The major problem is that the younger audiences targeted by most guerrilla marketing programs seem almost genetically predisposed to distrust established brands. As a result, marketers have inevitably been forced to rejigger their creative thinking, and some of the results have been flat-out ugly. "You can't say you're cool--you have to show it," emphasized Renegade Marketing Group president and co-founder Drew Neisser, who has counted Panasonic, Citibank, and IBM as clients.

A look at the infamous Sony Ericsson campaign provided the morning's most illuminating discussion. That program, unleashed in the summer of 2002, saw actors posing as tourists ask legit tourists (no word if they were identified by the bulge of their fanny-packs) to snap a picture using a then-novel camera phone. Not surprisingly, Jon Maron, Sony Ericsson's marketing communications director at the time, defended his former company's tactics. Noting that the real tourists were not being asked to buy anything, he put himself in the subject's shoes and asked rhetorically: "Explain to me why this is bad for me."

Of the panelists, only Neisser expressed reservations with the Sony Ericsson program. "I have a real issue with stealth marketing," he said. "We have to find a way to get consumers involved without having to trick them... If you have to deceive consumers to get them involved, that's dishonest." Maron responded by noting that the actors offered to send the bona fide tourists more information about the camera phones, which ostensibly should have tipped them off that they were being marketed to. "Revere riding into Massachusetts-that was guerrilla marketing," he added later.

Much of the discussion was loosely centered around an informal survey attendees were asked to fill out when they registered. Not surprisingly, 85 percent said they believe that guerrilla marketing is a legitimate marketing discipline--and one that has become increasingly important in the current era of media saturation. "Let's face it: traditional media is getting harder and harder to rationalize," Neisser said. Of the 175 or so attendees, a mix of advertising/media agency types and PR folk, 53 percent said their marketing communications include nontraditional elements.

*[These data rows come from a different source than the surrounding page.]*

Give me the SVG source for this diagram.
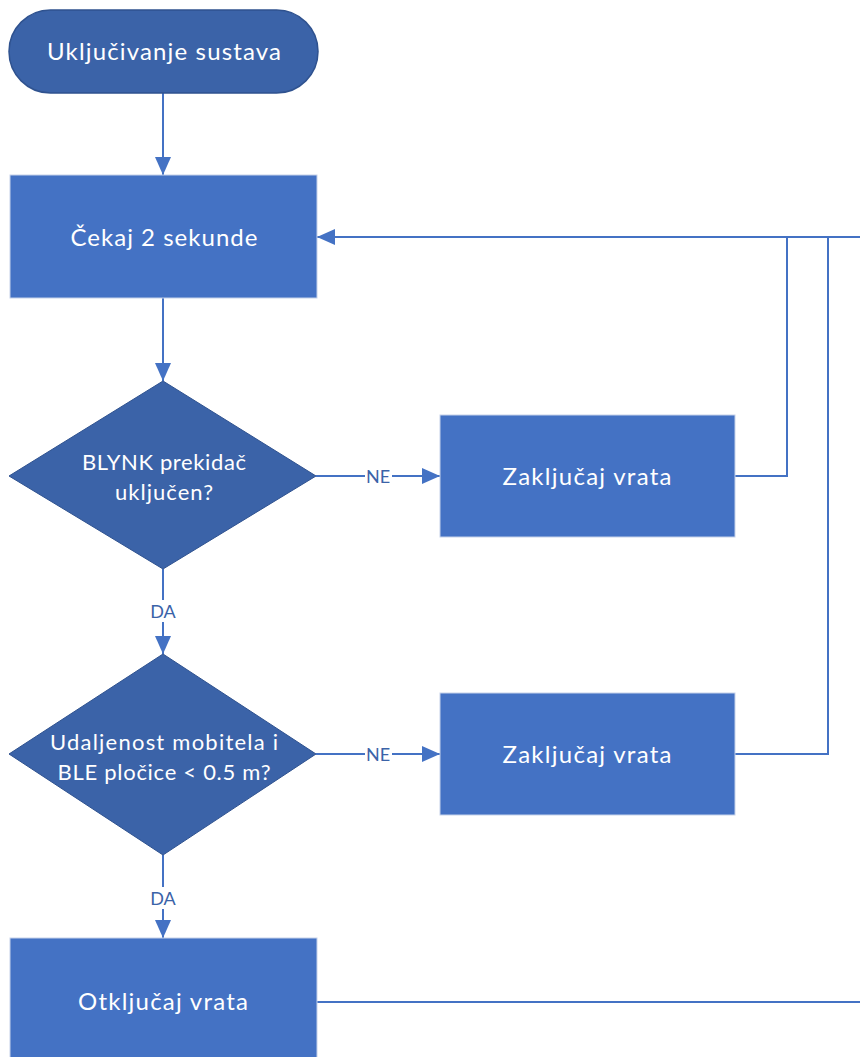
<svg xmlns="http://www.w3.org/2000/svg" width="860" height="1057" viewBox="0 0 860 1057">
<style>
.term{fill:#3b63a8;stroke:#2f528f;stroke-width:1.5}
.proc{fill:#4472c4;stroke:#c5d2ea;stroke-width:1}
.dec{fill:#3b63a8;stroke:#2f528f;stroke-width:1}
.t{font-family:Lato,"Open Sans","Liberation Sans",sans-serif;fill:#ffffff;text-anchor:middle;font-size:24px}
.td{font-family:Lato,"Open Sans","Liberation Sans",sans-serif;fill:#ffffff;text-anchor:middle;font-size:22px}
.ln{fill:none;stroke:#4472c4;stroke-width:2}
.lbl{font-family:Lato,"Open Sans","Liberation Sans",sans-serif;fill:#3b63a8;text-anchor:middle;font-size:18px}
</style>
<defs>
<marker id="a" viewBox="0 0 18 16" refX="18" refY="8" markerWidth="18" markerHeight="16" markerUnits="userSpaceOnUse" orient="auto">
<path d="M0,0 L18,8 L0,16 z" fill="#4472c4"/>
</marker>
</defs>
<rect width="860" height="1057" fill="#ffffff"/>
<g id="connectors">
<path class="ln" d="M163,93 V175" marker-end="url(#a)"/>
<path class="ln" d="M163,298 V381" marker-end="url(#a)"/>
<path class="ln" d="M316,476 H440" marker-end="url(#a)"/>
<path class="ln" d="M163,569 V654" marker-end="url(#a)"/>
<path class="ln" d="M316,754 H440" marker-end="url(#a)"/>
<path class="ln" d="M163,855 V938" marker-end="url(#a)"/>
<path class="ln" d="M735,476 H787 V237"/>
<path class="ln" d="M735,754 H828 V237"/>
<path class="ln" d="M862,237 H317" marker-end="url(#a)"/>
<path class="ln" d="M317,1002 H862"/>
<rect x="365" y="466" width="27" height="20" fill="#ffffff"/>
<text class="lbl" x="378" y="483">NE</text>
<rect x="365" y="744" width="27" height="20" fill="#ffffff"/>
<text class="lbl" x="378" y="761">NE</text>
<rect x="149" y="600" width="29" height="22" fill="#ffffff"/>
<text class="lbl" x="163" y="618">DA</text>
<rect x="149" y="887" width="29" height="22" fill="#ffffff"/>
<text class="lbl" x="163" y="905">DA</text>
</g>
<g id="start">
<rect class="term" x="9" y="10" width="309" height="83" rx="41.5" ry="41.5"/>
<text class="t" x="164" y="60" textLength="234" lengthAdjust="spacing">Uključivanje sustava</text>
</g>
<g id="wait">
<rect class="proc" x="10" y="175" width="307" height="123"/>
<text class="t" x="164" y="246" textLength="187" lengthAdjust="spacing">Čekaj 2 sekunde</text>
</g>
<g id="blynk">
<polygon class="dec" points="163,381 316,476 163,569 9,476"/>
<text class="td" x="164" y="470" textLength="164" lengthAdjust="spacing">BLYNK prekidač</text>
<text class="td" x="164" y="500" textLength="98" lengthAdjust="spacing">uključen?</text>
</g>
<g id="lock1">
<rect class="proc" x="440" y="415" width="295" height="122"/>
<text class="t" x="587" y="485" textLength="169" lengthAdjust="spacing">Zaključaj vrata</text>
</g>
<g id="distance">
<polygon class="dec" points="163,654 316,754 163,855 9,754"/>
<text class="td" x="164" y="750" textLength="228" lengthAdjust="spacing">Udaljenost mobitela i</text>
<text class="td" x="164" y="780" textLength="213" lengthAdjust="spacing">BLE pločice &lt; 0.5 m?</text>
</g>
<g id="lock2">
<rect class="proc" x="440" y="693" width="295" height="122"/>
<text class="t" x="587" y="763" textLength="169" lengthAdjust="spacing">Zaključaj vrata</text>
</g>
<g id="unlock">
<rect class="proc" x="10" y="938" width="307" height="123"/>
<text class="t" x="163" y="1010" textLength="170" lengthAdjust="spacing">Otključaj vrata</text>
</g>
</svg>
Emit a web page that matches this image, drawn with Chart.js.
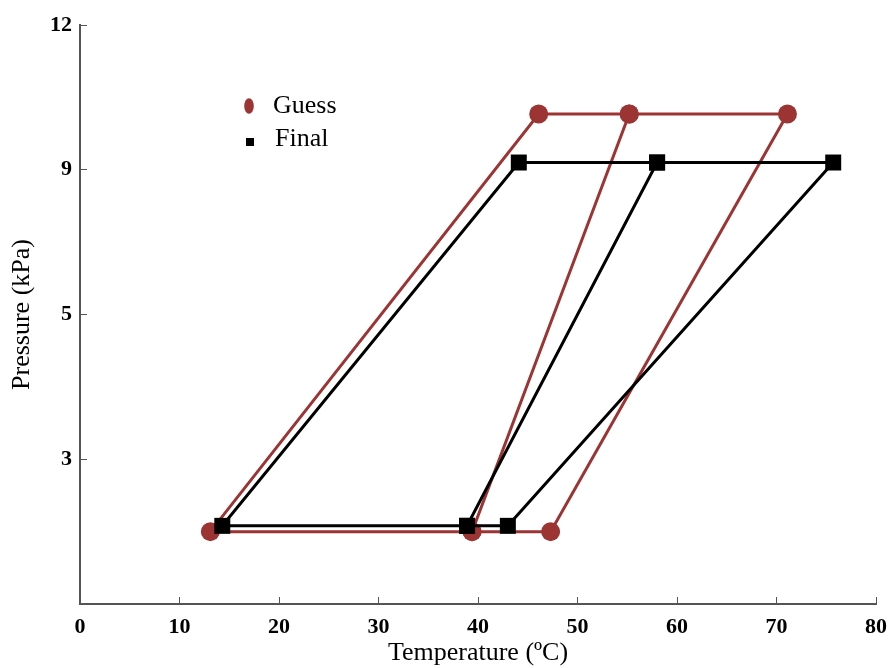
<!DOCTYPE html>
<html>
<head>
<meta charset="utf-8">
<script src="https://cdn.jsdelivr.net/npm/chart.js@4/dist/chart.umd.min.js"></script>
<style>
  html, body { margin: 0; padding: 0; background: #fff; }
  #wrap { width: 890px; height: 668px; }
</style>
</head>
<body>
<div id="wrap"><canvas id="c" width="890" height="668"></canvas></div>
<script>
// ---- Data ----
// Temperatures (ºC) of the three low-pressure and three high-pressure states
const guessLowT  = [13.1, 39.4, 47.3];
const guessHighT = [46.1, 55.2, 71.1];
const finalLowT  = [14.3, 38.9, 43.0];
const finalHighT = [44.1, 58.0, 75.7];
// Pressure levels, in the position units of the (non-uniform) pressure axis
const guessLowP  = 0.50;
const guessHighP = 3.385;
const finalLowP  = 0.54;
const finalHighP = 3.05;
// Pressure axis tick labels at positions 0..4
const pressureTickLabels = ['', '3', '5', '9', '12'];
// Temperature axis range
const tempTicksMin = 0, tempTicksMax = 80, tempStep = 10;

const seriesNames = ['Guess', 'Final'];
const colGuess = '#9c3434';
const colFinal = '#000000';

// Trace each cycle as one continuous path covering all 7 edges:
// B2 B1 T1 T2 B2 B3 T3 T2
function cyclePath(lowT, highT, lowP, highP) {
  const B = lowT.map(t => ({x: t, y: lowP}));
  const T = highT.map(t => ({x: t, y: highP}));
  return [B[1], B[0], T[0], T[1], B[1], B[2], T[2], T[1]];
}

const FONT = '"Liberation Serif", "Times New Roman", Times, serif';

const legendPlugin = {
  id: 'insideLegend',
  afterDatasetsDraw(chart) {
    const ctx = chart.ctx;
    ctx.save();
    ctx.fillStyle = colGuess;
    ctx.beginPath();
    ctx.ellipse(249, 106, 4.8, 7.8, 0, 0, Math.PI * 2);
    ctx.fill();
    ctx.fillStyle = colFinal;
    ctx.fillRect(246, 138, 8, 8);
    ctx.fillStyle = '#000';
    ctx.font = '26px ' + FONT;
    ctx.textAlign = 'left';
    ctx.textBaseline = 'alphabetic';
    ctx.fillText(seriesNames[0], 273, 113);
    ctx.fillText(seriesNames[1], 275, 146);
    ctx.restore();
  }
};

new Chart(document.getElementById('c'), {
  type: 'line',
  data: {
    datasets: [
      {
        label: seriesNames[0],
        data: cyclePath(guessLowT, guessHighT, guessLowP, guessHighP),
        borderColor: colGuess,
        backgroundColor: colGuess,
        borderWidth: 3,
        pointStyle: 'circle',
        pointRadius: 9.5,
        pointBorderWidth: 0,
        fill: false,
        tension: 0,
        order: 2
      },
      {
        label: seriesNames[1],
        data: cyclePath(finalLowT, finalHighT, finalLowP, finalHighP),
        borderColor: colFinal,
        backgroundColor: colFinal,
        borderWidth: 3,
        pointStyle: 'rect',
        pointRadius: 11.3,
        pointBorderWidth: 0,
        fill: false,
        tension: 0,
        order: 1
      }
    ]
  },
  options: {
    responsive: false,
    devicePixelRatio: 1,
    animation: false,
    events: [],
    layout: { padding: { top: 25, right: 14, bottom: 0, left: 0 } },
    plugins: {
      legend: { display: false },
      tooltip: { enabled: false }
    },
    scales: {
      x: {
        type: 'linear',
        min: tempTicksMin,
        max: tempTicksMax,
        afterFit(s) { s.height = 64; s.paddingLeft = 0; s.paddingRight = 0; },
        ticks: {
          stepSize: tempStep,
          autoSkip: false,
          maxRotation: 0,
          padding: 19,
          color: '#000',
          font: { family: FONT, size: 22, weight: 'bold', lineHeight: 1 }
        },
        grid: { drawOnChartArea: false, drawTicks: true, tickLength: -7, color: '#555', lineWidth: 1 },
        border: { display: true, color: '#555', width: 2 },
        title: {
          display: true,
          text: 'Temperature (ºC)',
          color: '#000',
          font: { family: FONT, size: 26, lineHeight: 1 },
          padding: { top: 0, bottom: 2 }
        }
      },
      y: {
        type: 'linear',
        min: 0,
        max: 4,
        afterFit(s) { s.width = 80; s.paddingTop = 0; s.paddingBottom = 0; },
        ticks: {
          stepSize: 1,
          autoSkip: false,
          padding: 15,
          color: '#000',
          font: { family: FONT, size: 22, weight: 'bold', lineHeight: 1 },
          callback: (v) => pressureTickLabels[Math.round(v)] ?? ''
        },
        grid: { drawOnChartArea: false, drawTicks: true, tickLength: -7, color: '#555', lineWidth: 1 },
        border: { display: true, color: '#555', width: 2 },
        title: {
          display: true,
          text: 'Pressure (kPa)',
          color: '#000',
          font: { family: FONT, size: 26, lineHeight: 1 },
          padding: { top: 9, bottom: 0 }
        }
      }
    }
  },
  plugins: [legendPlugin]
});
</script>
</body>
</html>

Which isn't to suggest that marketers are 100 percent sold on guerrilla or grassroots marketing. All five of the panelists stressed that guerrilla marketing must be complemented by other disciplines, usually a concurrent PR push. "We can't afford to go out and talk to everyone individually," Neisser noted. And even if companies could, it might not be good for business.

Bolain explained that Toyota's 1,200 dealerships are the company's first-line customers. "If they don't see advertising for our products, they flip out."

The panelists also expressed some reservations about measuring the effectiveness of such programs. Attendees agreed, with 46 percent saying that guerrilla marketing programs are less measurable than traditional efforts.

Conceding that she "live[s] in a highly metric world," McNeil Consumer & Specialty Pharmaceuticals Vice President, Marketing Ashley McEvoy said that her team was able to measure changes in attitude in the wake of its program to introduce Tylenol to a younger audience. "But you're not going to see a sale right away," she added quickly.

Maron noted that guerrilla marketing programs can often be judged by a spike in Web site hits, while Bolain pointed to a sharp jump in non-sanctioned Scion chat rooms and sites. "How do you measure that? I don't know, but it's good to know they're out there," he said.

Panelists also seemed to disagree on exactly what constitutes guerrilla marketing--whether it encompasses a well-defined set of activities or is merely used as a blanket term for anything that feels like an ad but doesn't resemble a television commercial. The key element, all agreed after some bickering, was--surprise, surprise--creativity. "Anyone can hand out a flier. The question is how you do it in a creative way," said Todd Apmann, director of grassroots marketing, MTV and MTV2.